▶ [Problem description] Transcribe everything in the data word for word. Pictures are left out.

▶ [Information provided]

---

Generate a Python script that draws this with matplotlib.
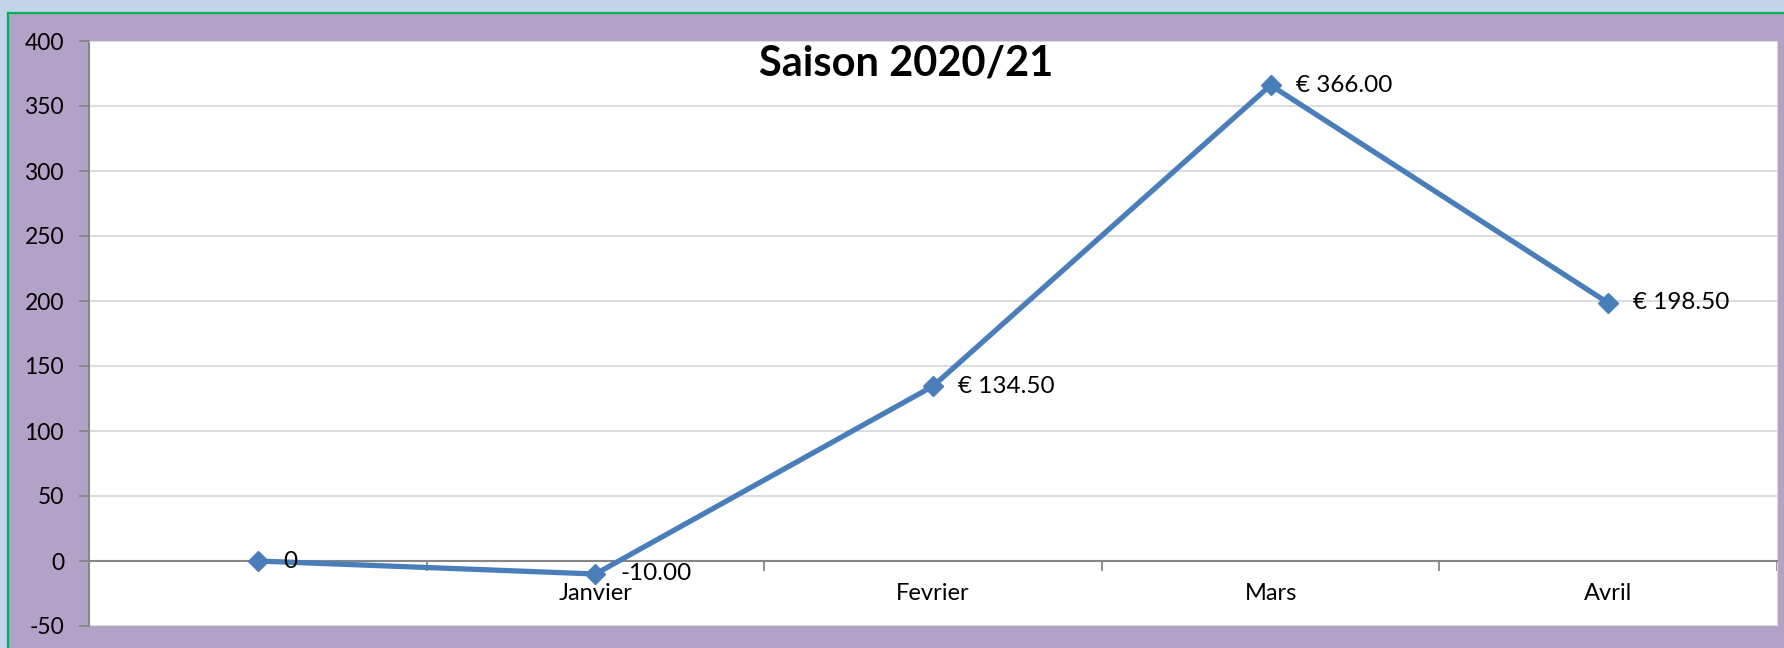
import matplotlib.pyplot as plt
import numpy as np
from matplotlib.patches import Rectangle
from matplotlib.lines import Line2D

plt.rcParams['font.family'] = ['Lato', 'DejaVu Sans']

# data
categories = ['', 'Janvier', 'Fevrier', 'Mars', 'Avril']
values = [0, -10.0, 134.5, 366.0, 198.5]
point_labels = ['0', '-10.00', '€ 134.50', '€ 366.00', '€ 198.50']
yticks = [-50, 0, 50, 100, 150, 200, 250, 300, 350, 400]

purple = '#b3a2c7'
line_blue = '#4a7ebb'

fig = plt.figure(figsize=(17.84, 6.48), dpi=100)
fig.patch.set_facecolor(purple)

# outer frame (light blue strip + green edge)
fig.add_artist(Rectangle((0, 1 - 12/648), 1, 12/648, transform=fig.transFigure,
                         facecolor='#c2d4ea', edgecolor='none'))
fig.add_artist(Rectangle((0, 0), 7/1784, 1, transform=fig.transFigure,
                         facecolor='#c2d4ea', edgecolor='none'))
fig.add_artist(Line2D([8/1784, 1], [1 - 13/648, 1 - 13/648], transform=fig.transFigure,
                      color='#00b050', lw=1.6))
fig.add_artist(Line2D([8/1784, 8/1784], [0, 1 - 13/648], transform=fig.transFigure,
                      color='#00b050', lw=1.6))

ax = fig.add_axes([89/1784, 1 - 626/648, (1777 - 89)/1784, (626 - 41)/648])
ax.set_facecolor('white')

x = np.arange(len(categories))
ax.plot(x, values, '-D', color=line_blue, lw=3.8, markersize=10, zorder=3)

for xi, v, lab in zip(x, values, point_labels):
    ax.annotate(lab, (xi, v), xytext=(18, 0), textcoords='offset points',
                ha='left', va='center', fontsize=17.5, color='black')

ax.set_xlim(-0.5, len(categories) - 0.5)
ax.set_ylim(-50, 400)
ax.set_yticks(yticks)
ax.set_yticklabels([str(t) for t in yticks])
ax.grid(axis='y', color='#d9d9d9', lw=1.3, zorder=0)

ax.set_xticks(x)
ax.set_xticklabels(categories)
ax.set_xticks(np.arange(len(categories) + 1) - 0.5, minor=True)
ax.tick_params(axis='x', which='major', length=0, pad=16, labelsize=17)
ax.tick_params(axis='x', which='minor', length=7, width=1.3, color='#868686', direction='out')
ax.tick_params(axis='y', length=7, width=1.3, color='#868686', pad=11, labelsize=16.5)

ax.spines['bottom'].set_position(('data', 0))
ax.spines['bottom'].set_color('#868686')
ax.spines['bottom'].set_linewidth(1.5)
ax.spines['left'].set_color('#868686')
ax.spines['left'].set_linewidth(1.5)
ax.spines['top'].set_color('#d9d9d9')
ax.spines['right'].set_color('#d9d9d9')

fig.text(906/1784, 1 - 75/648, 'Saison 2020/21', ha='center', va='baseline',
         fontsize=30, fontweight='bold')

fig.savefig('out.png', dpi=100, facecolor=fig.get_facecolor())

---

▶ [Answer]
Generate a Python script that draws this with matplotlib.
import matplotlib.pyplot as plt
import numpy as np
from matplotlib.patches import Rectangle
from matplotlib.lines import Line2D

plt.rcParams['font.family'] = ['Lato', 'DejaVu Sans']

# data
categories = ['', 'Janvier', 'Fevrier', 'Mars', 'Avril']
values = [0, -10.0, 134.5, 366.0, 198.5]
point_labels = ['0', '-10.00', '€ 134.50', '€ 366.00', '€ 198.50']
yticks = [-50, 0, 50, 100, 150, 200, 250, 300, 350, 400]

purple = '#b3a2c7'
line_blue = '#4a7ebb'

fig = plt.figure(figsize=(17.84, 6.48), dpi=100)
fig.patch.set_facecolor(purple)

# outer frame (light blue strip + green edge)
fig.add_artist(Rectangle((0, 1 - 12/648), 1, 12/648, transform=fig.transFigure,
                         facecolor='#c2d4ea', edgecolor='none'))
fig.add_artist(Rectangle((0, 0), 7/1784, 1, transform=fig.transFigure,
                         facecolor='#c2d4ea', edgecolor='none'))
fig.add_artist(Line2D([8/1784, 1], [1 - 13/648, 1 - 13/648], transform=fig.transFigure,
                      color='#00b050', lw=1.6))
fig.add_artist(Line2D([8/1784, 8/1784], [0, 1 - 13/648], transform=fig.transFigure,
                      color='#00b050', lw=1.6))

ax = fig.add_axes([89/1784, 1 - 626/648, (1777 - 89)/1784, (626 - 41)/648])
ax.set_facecolor('white')

x = np.arange(len(categories))
ax.plot(x, values, '-D', color=line_blue, lw=3.8, markersize=10, zorder=3)

for xi, v, lab in zip(x, values, point_labels):
    ax.annotate(lab, (xi, v), xytext=(18, 0), textcoords='offset points',
                ha='left', va='center', fontsize=17.5, color='black')

ax.set_xlim(-0.5, len(categories) - 0.5)
ax.set_ylim(-50, 400)
ax.set_yticks(yticks)
ax.set_yticklabels([str(t) for t in yticks])
ax.grid(axis='y', color='#d9d9d9', lw=1.3, zorder=0)

ax.set_xticks(x)
ax.set_xticklabels(categories)
ax.set_xticks(np.arange(len(categories) + 1) - 0.5, minor=True)
ax.tick_params(axis='x', which='major', length=0, pad=16, labelsize=17)
ax.tick_params(axis='x', which='minor', length=7, width=1.3, color='#868686', direction='out')
ax.tick_params(axis='y', length=7, width=1.3, color='#868686', pad=11, labelsize=16.5)

ax.spines['bottom'].set_position(('data', 0))
ax.spines['bottom'].set_color('#868686')
ax.spines['bottom'].set_linewidth(1.5)
ax.spines['left'].set_color('#868686')
ax.spines['left'].set_linewidth(1.5)
ax.spines['top'].set_color('#d9d9d9')
ax.spines['right'].set_color('#d9d9d9')

fig.text(906/1784, 1 - 75/648, 'Saison 2020/21', ha='center', va='baseline',
         fontsize=30, fontweight='bold')

fig.savefig('out.png', dpi=100, facecolor=fig.get_facecolor())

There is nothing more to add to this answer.